Repeat all of the material below exactly as written, images excluded.
**** DATA EXCERPT ****
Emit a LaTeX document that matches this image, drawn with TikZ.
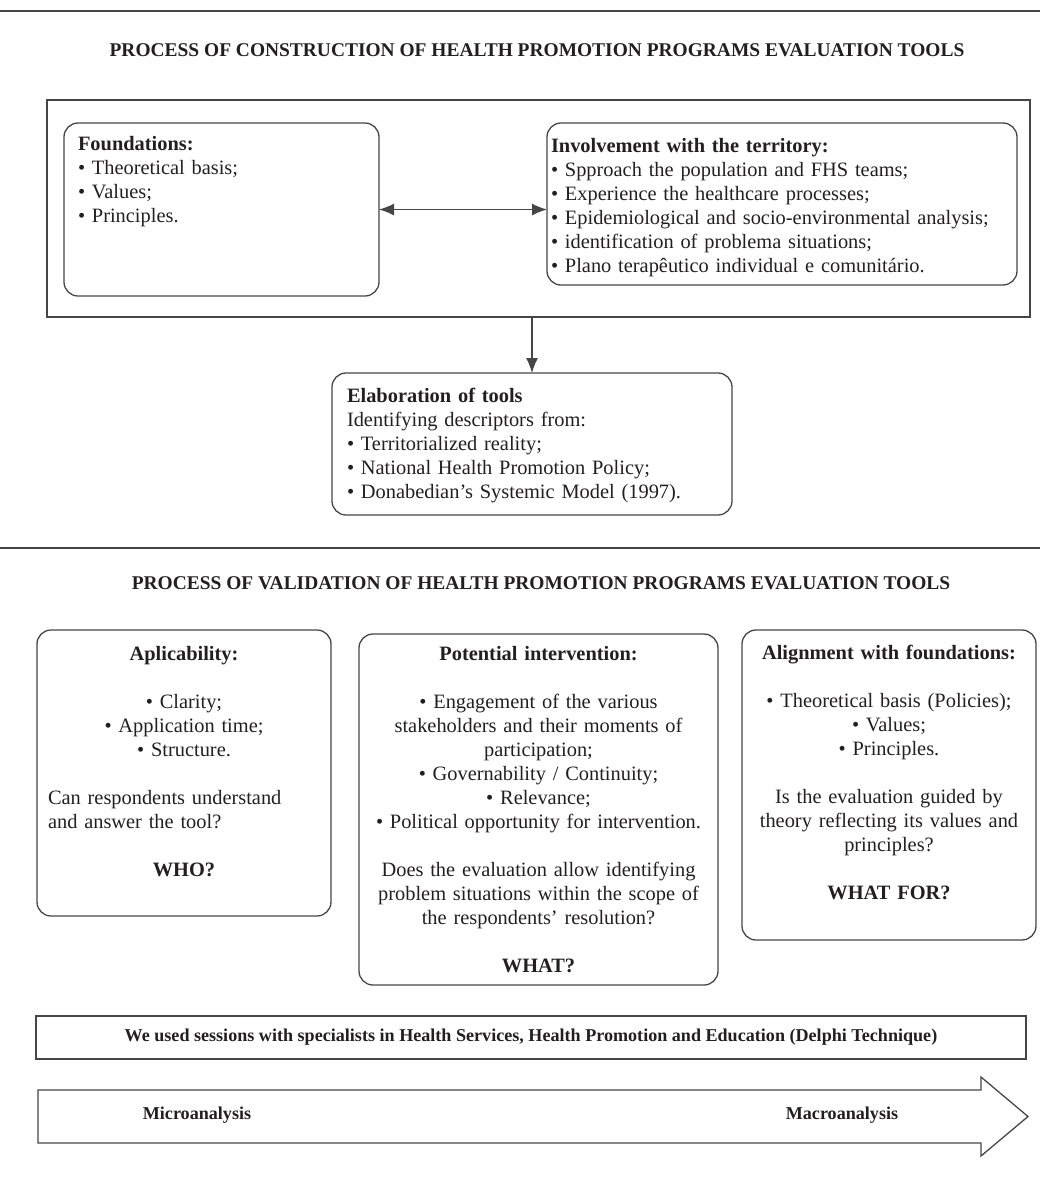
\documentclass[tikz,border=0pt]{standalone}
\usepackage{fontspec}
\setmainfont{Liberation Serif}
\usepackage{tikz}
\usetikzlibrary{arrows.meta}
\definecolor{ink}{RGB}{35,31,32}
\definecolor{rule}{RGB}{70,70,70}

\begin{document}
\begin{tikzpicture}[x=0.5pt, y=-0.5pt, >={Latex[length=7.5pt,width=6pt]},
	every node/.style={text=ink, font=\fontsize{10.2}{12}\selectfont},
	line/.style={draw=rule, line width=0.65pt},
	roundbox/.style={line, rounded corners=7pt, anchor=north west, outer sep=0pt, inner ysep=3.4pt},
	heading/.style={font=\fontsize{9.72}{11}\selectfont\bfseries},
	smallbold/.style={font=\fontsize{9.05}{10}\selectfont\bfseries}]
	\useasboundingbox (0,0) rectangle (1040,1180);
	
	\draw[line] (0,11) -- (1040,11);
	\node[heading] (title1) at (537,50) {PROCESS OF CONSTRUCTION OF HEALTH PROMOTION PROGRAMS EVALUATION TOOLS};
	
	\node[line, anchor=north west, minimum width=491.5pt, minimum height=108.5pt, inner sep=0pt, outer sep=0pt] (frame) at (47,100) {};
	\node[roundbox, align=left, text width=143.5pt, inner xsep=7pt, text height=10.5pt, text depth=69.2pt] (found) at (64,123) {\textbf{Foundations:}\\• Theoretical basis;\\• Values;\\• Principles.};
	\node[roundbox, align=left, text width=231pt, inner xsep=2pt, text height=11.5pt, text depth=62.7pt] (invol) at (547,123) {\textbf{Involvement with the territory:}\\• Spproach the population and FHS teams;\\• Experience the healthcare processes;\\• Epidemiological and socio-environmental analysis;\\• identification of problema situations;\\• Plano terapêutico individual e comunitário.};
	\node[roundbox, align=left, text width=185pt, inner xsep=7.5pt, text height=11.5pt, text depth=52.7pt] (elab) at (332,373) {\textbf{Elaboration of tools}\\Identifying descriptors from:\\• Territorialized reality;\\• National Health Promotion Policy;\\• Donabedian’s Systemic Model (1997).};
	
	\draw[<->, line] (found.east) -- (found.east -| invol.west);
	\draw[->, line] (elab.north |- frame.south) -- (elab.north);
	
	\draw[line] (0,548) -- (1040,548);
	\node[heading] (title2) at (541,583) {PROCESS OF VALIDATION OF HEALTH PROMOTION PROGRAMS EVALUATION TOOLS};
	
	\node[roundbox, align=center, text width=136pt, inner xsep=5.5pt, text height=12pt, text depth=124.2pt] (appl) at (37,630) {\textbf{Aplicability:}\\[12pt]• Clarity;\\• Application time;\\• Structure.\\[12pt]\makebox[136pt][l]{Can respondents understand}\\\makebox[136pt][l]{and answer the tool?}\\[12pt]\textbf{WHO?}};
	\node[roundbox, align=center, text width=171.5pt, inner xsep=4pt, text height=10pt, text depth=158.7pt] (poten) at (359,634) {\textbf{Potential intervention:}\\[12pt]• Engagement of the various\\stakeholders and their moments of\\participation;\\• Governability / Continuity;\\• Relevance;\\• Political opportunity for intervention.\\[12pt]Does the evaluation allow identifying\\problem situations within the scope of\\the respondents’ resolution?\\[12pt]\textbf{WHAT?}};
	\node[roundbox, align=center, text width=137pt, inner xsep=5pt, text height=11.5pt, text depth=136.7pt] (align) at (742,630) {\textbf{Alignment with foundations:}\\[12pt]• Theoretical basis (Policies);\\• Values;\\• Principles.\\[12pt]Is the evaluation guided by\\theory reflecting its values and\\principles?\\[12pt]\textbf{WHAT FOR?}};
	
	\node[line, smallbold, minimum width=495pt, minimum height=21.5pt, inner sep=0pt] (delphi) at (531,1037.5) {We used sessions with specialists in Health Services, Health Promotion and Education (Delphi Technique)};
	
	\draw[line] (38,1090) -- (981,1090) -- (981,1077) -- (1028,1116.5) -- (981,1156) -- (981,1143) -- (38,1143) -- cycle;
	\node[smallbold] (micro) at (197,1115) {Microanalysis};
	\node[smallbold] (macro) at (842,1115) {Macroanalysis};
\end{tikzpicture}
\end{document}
****
EXERCISE ANSWER »
Emit a LaTeX document that matches this image, drawn with TikZ.
\documentclass[tikz,border=0pt]{standalone}
\usepackage{fontspec}
\setmainfont{Liberation Serif}
\usepackage{tikz}
\usetikzlibrary{arrows.meta}
\definecolor{ink}{RGB}{35,31,32}
\definecolor{rule}{RGB}{70,70,70}

\begin{document}
\begin{tikzpicture}[x=0.5pt, y=-0.5pt, >={Latex[length=7.5pt,width=6pt]},
	every node/.style={text=ink, font=\fontsize{10.2}{12}\selectfont},
	line/.style={draw=rule, line width=0.65pt},
	roundbox/.style={line, rounded corners=7pt, anchor=north west, outer sep=0pt, inner ysep=3.4pt},
	heading/.style={font=\fontsize{9.72}{11}\selectfont\bfseries},
	smallbold/.style={font=\fontsize{9.05}{10}\selectfont\bfseries}]
	\useasboundingbox (0,0) rectangle (1040,1180);
	
	\draw[line] (0,11) -- (1040,11);
	\node[heading] (title1) at (537,50) {PROCESS OF CONSTRUCTION OF HEALTH PROMOTION PROGRAMS EVALUATION TOOLS};
	
	\node[line, anchor=north west, minimum width=491.5pt, minimum height=108.5pt, inner sep=0pt, outer sep=0pt] (frame) at (47,100) {};
	\node[roundbox, align=left, text width=143.5pt, inner xsep=7pt, text height=10.5pt, text depth=69.2pt] (found) at (64,123) {\textbf{Foundations:}\\• Theoretical basis;\\• Values;\\• Principles.};
	\node[roundbox, align=left, text width=231pt, inner xsep=2pt, text height=11.5pt, text depth=62.7pt] (invol) at (547,123) {\textbf{Involvement with the territory:}\\• Spproach the population and FHS teams;\\• Experience the healthcare processes;\\• Epidemiological and socio-environmental analysis;\\• identification of problema situations;\\• Plano terapêutico individual e comunitário.};
	\node[roundbox, align=left, text width=185pt, inner xsep=7.5pt, text height=11.5pt, text depth=52.7pt] (elab) at (332,373) {\textbf{Elaboration of tools}\\Identifying descriptors from:\\• Territorialized reality;\\• National Health Promotion Policy;\\• Donabedian’s Systemic Model (1997).};
	
	\draw[<->, line] (found.east) -- (found.east -| invol.west);
	\draw[->, line] (elab.north |- frame.south) -- (elab.north);
	
	\draw[line] (0,548) -- (1040,548);
	\node[heading] (title2) at (541,583) {PROCESS OF VALIDATION OF HEALTH PROMOTION PROGRAMS EVALUATION TOOLS};
	
	\node[roundbox, align=center, text width=136pt, inner xsep=5.5pt, text height=12pt, text depth=124.2pt] (appl) at (37,630) {\textbf{Aplicability:}\\[12pt]• Clarity;\\• Application time;\\• Structure.\\[12pt]\makebox[136pt][l]{Can respondents understand}\\\makebox[136pt][l]{and answer the tool?}\\[12pt]\textbf{WHO?}};
	\node[roundbox, align=center, text width=171.5pt, inner xsep=4pt, text height=10pt, text depth=158.7pt] (poten) at (359,634) {\textbf{Potential intervention:}\\[12pt]• Engagement of the various\\stakeholders and their moments of\\participation;\\• Governability / Continuity;\\• Relevance;\\• Political opportunity for intervention.\\[12pt]Does the evaluation allow identifying\\problem situations within the scope of\\the respondents’ resolution?\\[12pt]\textbf{WHAT?}};
	\node[roundbox, align=center, text width=137pt, inner xsep=5pt, text height=11.5pt, text depth=136.7pt] (align) at (742,630) {\textbf{Alignment with foundations:}\\[12pt]• Theoretical basis (Policies);\\• Values;\\• Principles.\\[12pt]Is the evaluation guided by\\theory reflecting its values and\\principles?\\[12pt]\textbf{WHAT FOR?}};
	
	\node[line, smallbold, minimum width=495pt, minimum height=21.5pt, inner sep=0pt] (delphi) at (531,1037.5) {We used sessions with specialists in Health Services, Health Promotion and Education (Delphi Technique)};
	
	\draw[line] (38,1090) -- (981,1090) -- (981,1077) -- (1028,1116.5) -- (981,1156) -- (981,1143) -- (38,1143) -- cycle;
	\node[smallbold] (micro) at (197,1115) {Microanalysis};
	\node[smallbold] (macro) at (842,1115) {Macroanalysis};
\end{tikzpicture}
\end{document}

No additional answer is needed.